Former employees of G4S Secure Solutions NV (G4S NV), pleaded guilty to criminal antitrust charges. The charges were related to their involvement in a conspiracy to rig bids, fix prices, and allocate customers for defense services contracts.
According to court documents, Bart Verbeeck, former Director of Sales, and Robby Van Mele, former Director of Operations, admitted that they, with their co-conspirators at competing firms, colluded to allocate security services contracts and to fix the prices at which the firms bid for contracts. The allocated contracts included those for guarding, mobile monitoring, and surveillance services with the United States, through the Department of Defense, and those with the North Atlantic Treaty Organization (NATO) Communications and Information Agency. As a result, the customers of the security services providers were deprived of a competitive bidding process and paid inflated, non-competitive prices for services.
Earlier this year, G4S NV pleaded guilty and was sentenced for its involvement in the conspiracy. The Department of Justice has also indicted several other members of the conspiracy. The department’s investigation remains ongoing.
“These individual guilty pleas, which follow the sentencing of G4S NV, demonstrate the division’s commitment to the vigorous enforcement of antitrust laws,” said Acting Assistant Attorney General Richard A. Powers of the Department of Justice’s Antitrust Division. “The division and its Procurement Collusion Strike Force partners will continue to investigate and prosecute both individual and corporate wrongdoers who seek to exploit the government procurement process.”

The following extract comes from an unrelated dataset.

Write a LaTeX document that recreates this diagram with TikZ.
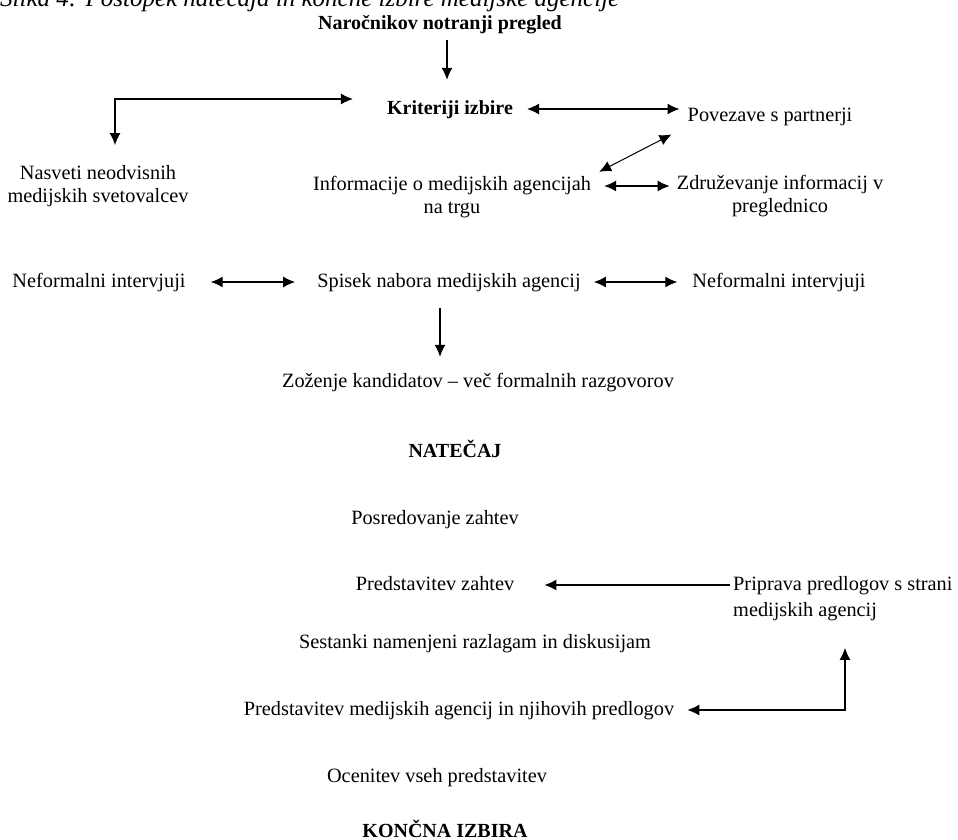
\documentclass[tikz,border=0pt]{standalone}
\usepackage{fontspec}
\setmainfont{Liberation Serif}
\usetikzlibrary{arrows.meta}
\begin{document}
\begin{tikzpicture}[x=1pt,y=-1pt,
  lbl/.style={inner sep=0pt, font=\fontsize{20.3}{23}\selectfont, text height=14pt, text depth=4pt},
  lblb/.style={inner sep=0pt, font=\bfseries\fontsize{20}{23}\selectfont, text height=14pt, text depth=4pt},
  multi/.style={inner sep=0pt, font=\fontsize{20.3}{23}\selectfont, align=center},
  tip/.tip={Latex[length=12pt,width=11pt]},
  conn/.style={line width=1.3pt, -tip},
  dconn/.style={line width=1.3pt, tip-tip},
]
\useasboundingbox (0,0) rectangle (958,840);
\clip (0,0) rectangle (958,840);

\node[inner sep=0pt, anchor=base west, font=\itshape\fontsize{25}{28}\selectfont] (cap) at (0,7) {Slika 4: Postopek natečaja in končne izbire medijske agencije};

\node[lblb] (nar) at (440,25) {Naročnikov notranji pregled};
\node[lblb] (krit) at (450,109) {Kriteriji izbire};
\node[lbl] (pov) at (770,117) {Povezave s partnerji};
\node[multi] (nas) at (98,186) {Nasveti neodvisnih\\medijskih svetovalcev};
\node[multi] (inf) at (452,197) {Informacije o medijskih agencijah\\na trgu};
\node[multi] (zdr) at (780,196) {Združevanje informacij v\\preglednico};
\node[lbl] (nf1) at (99,282) {Neformalni intervjuji};
\node[lbl] (spi) at (449,282) {Spisek nabora medijskih agencij};
\node[lbl] (nf2) at (779,282) {Neformalni intervjuji};
\node[lbl] (zoz) at (478,382) {Zoženje kandidatov – več formalnih razgovorov};
\node[lblb] (nat) at (455,452) {NATEČAJ};
\node[lbl] (pos) at (435,519) {Posredovanje zahtev};
\node[lbl] (pre) at (435,585) {Predstavitev zahtev};
\node[inner sep=0pt, font=\fontsize{20.3}{26}\selectfont, align=left, anchor=north west] (pri) at (733,576) {Priprava predlogov s strani\\medijskih agencij};
\node[lbl] (ses) at (475,643) {Sestanki namenjeni razlagam in diskusijam};
\node[lbl] (pma) at (459,710) {Predstavitev medijskih agencij in njihovih predlogov};
\node[lbl] (oce) at (437,777) {Ocenitev vseh predstavitev};
\node[lblb] (kon) at (445,832) {KONČNA IZBIRA};

\draw[conn, shorten <=6pt, shorten >=20pt] ([xshift=7pt]nar.south) -- ([xshift=7pt]nar.south |- krit.north);
\draw[dconn, shorten <=34pt, shorten >=20pt] ([yshift=10pt]krit.west) -| ([xshift=17pt]nas.north);
\draw[dconn, shorten <=14pt, shorten >=8pt] (krit.east) -- (krit.east -| pov.west);
\draw[dconn, line width=1pt, shorten <=18pt, shorten >=9pt] (pov.south west) -- (inf.north east);
\draw[dconn, shorten <=13pt, shorten >=7pt] ([yshift=11pt]inf.east) -- ([yshift=11pt]inf.east -| zdr.west);
\draw[dconn, shorten <=25pt, shorten >=22pt] (nf1.east) -- (spi.west);
\draw[dconn, shorten <=13pt, shorten >=15pt] (spi.east) -- (nf2.west);
\draw[conn, shorten <=17pt, shorten >=16pt] ([xshift=-9pt]spi.south) -- ([xshift=-9pt]spi.south |- zoz.north);
\draw[conn, shorten <=3pt, shorten >=30pt] (pre.east -| pri.west) -- (pre.east);
\draw[dconn, shorten <=13pt, shorten >=27pt] (pma.east) -| ([xshift=112pt]pri.south west);
\end{tikzpicture}
\end{document}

“Safeguarding the integrity of the defense procurement process is a vital aspect of our work at the Department of Defense Office of Inspector General, Defense Criminal Investigative Service (DCIS),” said DCIS Deputy Director Paul K. Sternal. “Today’s pleas demonstrate our ability to work collaboratively to investigate and prosecute illegal conduct.”
“This result is an important step in enforcing the integrity of the government procurement process,” said Frank Robey, Director of the US Army Criminal Investigation Division’s Major Procurement Fraud Unit. “We will continue to safeguard the interests of both the U.S. Army and the taxpayer.”